I quite like Facebook, or possibly did like Facebook. Life as a single parent is pretty isolating at times and more so when you have a child with additional needs and also have very little money for babysitters. It means you don’t get out much! Facebook was useful for keeping a virtual eye on teenage habits (the trick is to watch & not comment) it also enabled me to keep in touch with friends, some who lived many miles away and some who lived in different countries altogether. What I hated was the teenage idea that more Facebook friends meant that you were more popular.
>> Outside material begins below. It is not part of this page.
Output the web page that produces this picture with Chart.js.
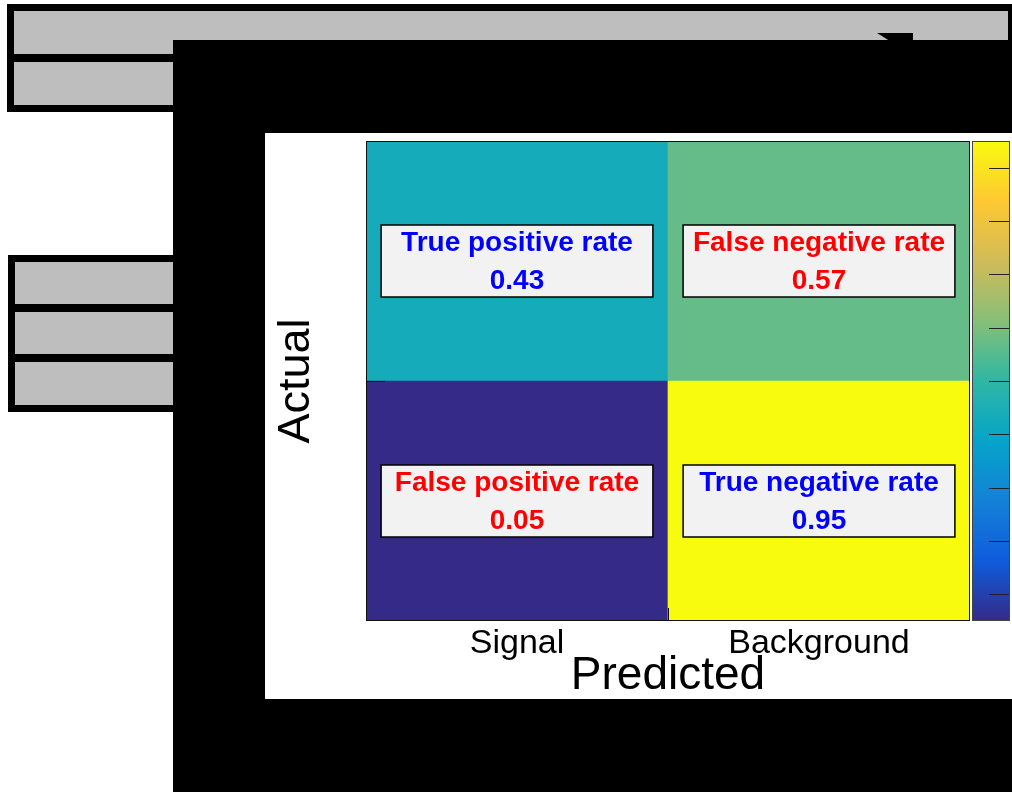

I “cull” my Facebook account quite regularly, it might seem harsh to de-friend people, but if they are just there sitting on the periphery of my life and have no interest in interacting with me what’s the point? It’s the equivalent of the friend that never responds to your invites and doesn’t call you back. There comes a point where you have to let them go.

Linkedin is another social media site where I have had quite a lot of experience. I was asked by a friend to work with her on a project on Linkedin. It involved me working from home (perfect for childcare) and coincided with me needing to change my job from a well paid role with an IT company where I was so desperately torn between my new (sole earner) family responsibilities and my children’s needs for a more present, calmer mother. I’d also has a spate of illness which ended in me needing an emergency operation. Ill health focuses the mind to what really matters! Working from home it was then.

It was perfect timing, I was able to regroup my family, recover and work evenings. I grew a Linkedin Group from 1800 members to nearly 18000 in just under two years. I knew very little about the field that I was working in, but I did know how to talk to people and encourage conversations. Social Media conversations do not start themselves. You have to be present and you have to put the effort in. Just like in real life.

Jumping forward to the point where my son wanted a Facebook account, I considered that I was quite savvy in the world of social media. WRONG! This is the point where I became more wary of social media. Whilst any social interaction for a child with autism is seen as a step forward the pitfalls are so exaggerated. Bullying is more rife than in the real world as people are somehow braver (or more stupid?) sitting behind a keypad, keyboard or touch screen. It reinforces my instinctive belief that you  have to be a part of your child’s online activity. I have deleted content, blocked and reported (to the police at one point) a great deal of vile content from his Facebook. It’s very clear that many parents do not have a clue what their children are up to on social media. Yet it remains a valuable means of communication for any teenager in this world today.

My relationship with Facebook is love/hate. I love seeing updates from friends (real friends), I enjoy feeling that we are still ‘connected’. I hate a great deal of the ridiculous stories that get shared about on this forum and I mostly hate that children are not monitored in their online activities.

So what about Twitter? I find myself with a relatively new Twitter account mostly because said daughter has fallen out with Facebook and defected to Twitter, she has also moved away from home and it’s a nice way to touch base with her daily life and occasional rants. More than that though, I have found that I am in a odd place myself.

My long term relationship seems to have ended, my children are older and I am craving the company of like minded people. I know that I need to ‘get back out there’ but I am not really ready YET. At the moment  I am enjoying ‘meeting’ new people on Twitter. Sharing parts of my life that I have, until now, kept really private and finding out that my story, not just my social media story, resonates with others. I feel safer sharing some of my experiences with people who otherwise don’t know me but I also value the human interaction that has been missing in my life.

I am being myself and being totally up front and honest about who I am, with a view to learning that despite some challenges along the way, I know that I need to steer my story nearer to where I would like it to be.